## Stored records:
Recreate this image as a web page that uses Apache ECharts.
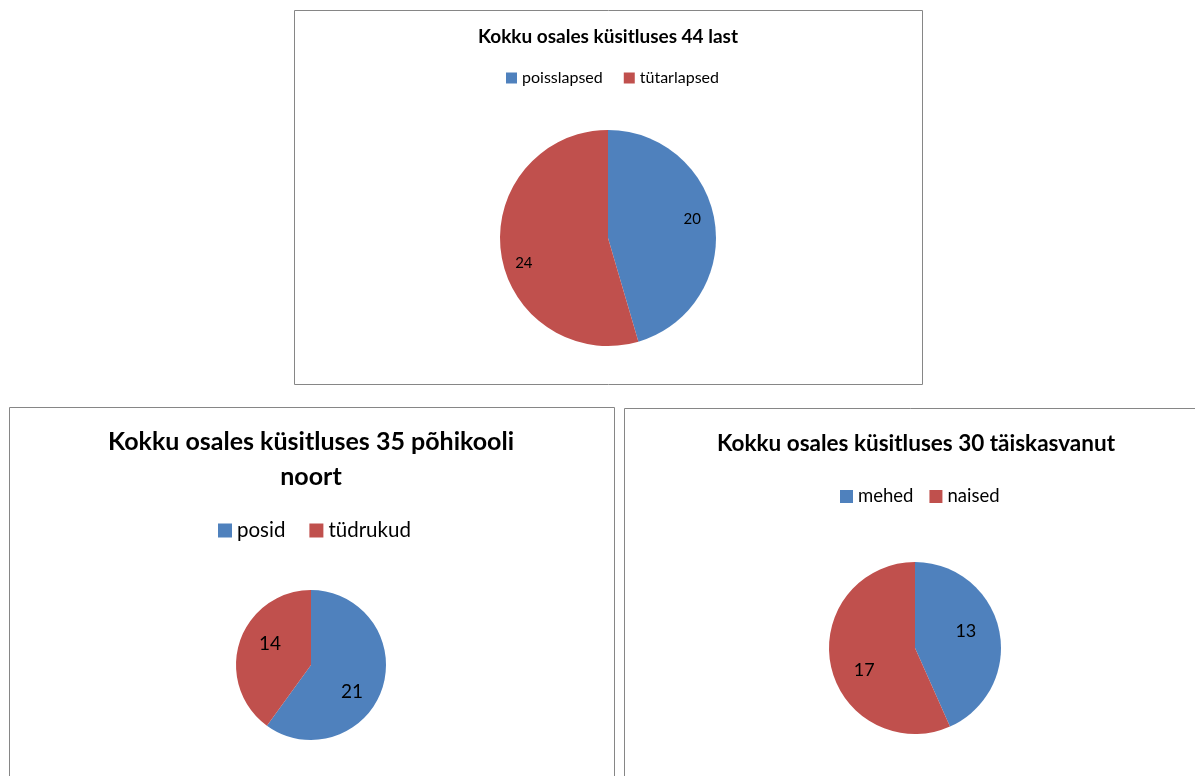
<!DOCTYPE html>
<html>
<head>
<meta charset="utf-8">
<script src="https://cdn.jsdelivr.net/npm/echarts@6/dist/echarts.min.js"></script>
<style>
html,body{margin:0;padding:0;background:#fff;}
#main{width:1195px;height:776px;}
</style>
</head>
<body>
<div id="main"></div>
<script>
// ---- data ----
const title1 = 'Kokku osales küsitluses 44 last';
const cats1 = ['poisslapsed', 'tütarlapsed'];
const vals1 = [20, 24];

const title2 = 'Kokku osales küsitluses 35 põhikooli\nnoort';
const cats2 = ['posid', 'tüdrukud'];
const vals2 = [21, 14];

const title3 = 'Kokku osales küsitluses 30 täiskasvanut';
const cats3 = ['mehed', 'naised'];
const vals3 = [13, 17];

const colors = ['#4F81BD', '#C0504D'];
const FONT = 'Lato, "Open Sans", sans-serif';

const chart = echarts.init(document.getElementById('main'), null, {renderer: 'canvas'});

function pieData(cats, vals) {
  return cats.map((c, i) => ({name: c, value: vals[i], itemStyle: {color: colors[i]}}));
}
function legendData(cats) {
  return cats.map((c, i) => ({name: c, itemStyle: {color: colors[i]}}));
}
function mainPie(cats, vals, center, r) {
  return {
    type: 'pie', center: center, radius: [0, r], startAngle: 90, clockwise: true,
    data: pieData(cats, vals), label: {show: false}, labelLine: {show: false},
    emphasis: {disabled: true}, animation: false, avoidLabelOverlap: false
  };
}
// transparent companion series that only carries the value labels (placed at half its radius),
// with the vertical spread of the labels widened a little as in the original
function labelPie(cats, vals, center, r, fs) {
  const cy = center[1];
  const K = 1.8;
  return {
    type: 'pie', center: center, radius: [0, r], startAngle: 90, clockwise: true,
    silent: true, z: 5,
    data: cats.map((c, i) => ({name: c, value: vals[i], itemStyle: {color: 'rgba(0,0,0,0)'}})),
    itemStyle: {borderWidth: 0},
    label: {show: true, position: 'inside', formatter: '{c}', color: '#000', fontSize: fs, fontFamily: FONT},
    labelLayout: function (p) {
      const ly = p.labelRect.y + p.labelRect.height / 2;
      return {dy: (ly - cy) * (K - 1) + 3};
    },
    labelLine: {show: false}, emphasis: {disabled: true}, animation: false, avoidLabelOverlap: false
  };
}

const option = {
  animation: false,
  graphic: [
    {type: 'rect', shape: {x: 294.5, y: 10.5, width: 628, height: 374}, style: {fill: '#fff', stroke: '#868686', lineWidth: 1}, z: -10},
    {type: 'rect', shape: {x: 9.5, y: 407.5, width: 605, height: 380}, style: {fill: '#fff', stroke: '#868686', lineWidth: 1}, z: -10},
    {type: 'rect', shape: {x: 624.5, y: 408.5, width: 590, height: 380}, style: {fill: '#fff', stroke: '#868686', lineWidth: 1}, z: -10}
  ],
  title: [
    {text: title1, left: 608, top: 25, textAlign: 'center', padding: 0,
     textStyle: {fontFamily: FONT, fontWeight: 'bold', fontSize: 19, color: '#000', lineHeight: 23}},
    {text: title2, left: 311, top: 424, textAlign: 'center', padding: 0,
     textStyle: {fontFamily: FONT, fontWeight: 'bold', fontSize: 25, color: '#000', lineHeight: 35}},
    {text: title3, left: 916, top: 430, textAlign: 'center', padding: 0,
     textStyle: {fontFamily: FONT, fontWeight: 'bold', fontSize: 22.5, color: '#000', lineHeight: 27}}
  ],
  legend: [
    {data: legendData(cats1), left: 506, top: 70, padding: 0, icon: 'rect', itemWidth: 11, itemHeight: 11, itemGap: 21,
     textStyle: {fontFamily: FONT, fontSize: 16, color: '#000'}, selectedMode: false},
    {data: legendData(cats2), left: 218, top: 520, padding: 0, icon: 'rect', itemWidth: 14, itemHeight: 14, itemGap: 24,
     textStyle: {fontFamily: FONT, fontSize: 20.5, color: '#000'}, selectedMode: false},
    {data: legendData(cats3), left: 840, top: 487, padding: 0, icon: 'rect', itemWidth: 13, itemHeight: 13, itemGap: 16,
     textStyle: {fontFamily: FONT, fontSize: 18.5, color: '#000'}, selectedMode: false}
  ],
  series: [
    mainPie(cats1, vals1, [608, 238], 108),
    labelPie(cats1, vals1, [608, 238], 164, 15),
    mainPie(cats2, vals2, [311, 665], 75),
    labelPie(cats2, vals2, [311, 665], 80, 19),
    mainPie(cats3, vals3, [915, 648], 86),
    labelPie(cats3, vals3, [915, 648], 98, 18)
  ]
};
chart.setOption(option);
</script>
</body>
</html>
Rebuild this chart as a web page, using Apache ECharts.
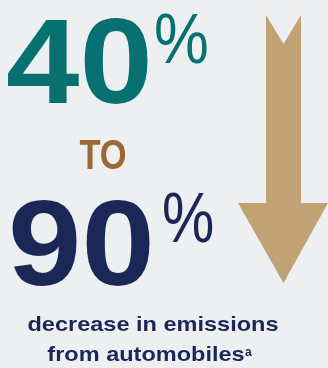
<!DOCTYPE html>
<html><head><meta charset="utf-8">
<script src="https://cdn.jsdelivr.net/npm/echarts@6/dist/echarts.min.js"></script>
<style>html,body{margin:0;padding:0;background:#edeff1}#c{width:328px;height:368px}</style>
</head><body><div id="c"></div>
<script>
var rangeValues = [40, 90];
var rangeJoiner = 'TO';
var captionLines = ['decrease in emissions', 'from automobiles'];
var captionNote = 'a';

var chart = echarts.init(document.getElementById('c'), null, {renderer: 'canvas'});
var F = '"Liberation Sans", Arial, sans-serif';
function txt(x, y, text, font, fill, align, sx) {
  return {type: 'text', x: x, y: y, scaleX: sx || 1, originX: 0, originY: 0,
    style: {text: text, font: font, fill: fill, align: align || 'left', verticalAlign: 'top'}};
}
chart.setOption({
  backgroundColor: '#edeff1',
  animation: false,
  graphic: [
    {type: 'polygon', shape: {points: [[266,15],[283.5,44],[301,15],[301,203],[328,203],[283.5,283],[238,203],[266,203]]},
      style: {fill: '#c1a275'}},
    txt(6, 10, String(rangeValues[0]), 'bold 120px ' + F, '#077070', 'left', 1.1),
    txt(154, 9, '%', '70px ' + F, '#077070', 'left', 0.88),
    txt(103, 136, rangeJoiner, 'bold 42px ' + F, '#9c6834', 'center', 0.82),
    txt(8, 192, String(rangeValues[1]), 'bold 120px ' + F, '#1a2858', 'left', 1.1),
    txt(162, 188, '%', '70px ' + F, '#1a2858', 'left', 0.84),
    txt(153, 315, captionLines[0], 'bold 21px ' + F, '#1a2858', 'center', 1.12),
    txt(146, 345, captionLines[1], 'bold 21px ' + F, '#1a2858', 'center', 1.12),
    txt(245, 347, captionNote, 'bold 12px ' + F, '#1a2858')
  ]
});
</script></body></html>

## Exercise brief:
Up to and including the line with "const vals2 = [21, 14];", copy the data above from its first line. Skip pictures.

## Expected output:
Recreate this image as a web page that uses Apache ECharts.
<!DOCTYPE html>
<html>
<head>
<meta charset="utf-8">
<script src="https://cdn.jsdelivr.net/npm/echarts@6/dist/echarts.min.js"></script>
<style>
html,body{margin:0;padding:0;background:#fff;}
#main{width:1195px;height:776px;}
</style>
</head>
<body>
<div id="main"></div>
<script>
// ---- data ----
const title1 = 'Kokku osales küsitluses 44 last';
const cats1 = ['poisslapsed', 'tütarlapsed'];
const vals1 = [20, 24];

const title2 = 'Kokku osales küsitluses 35 põhikooli\nnoort';
const cats2 = ['posid', 'tüdrukud'];
const vals2 = [21, 14];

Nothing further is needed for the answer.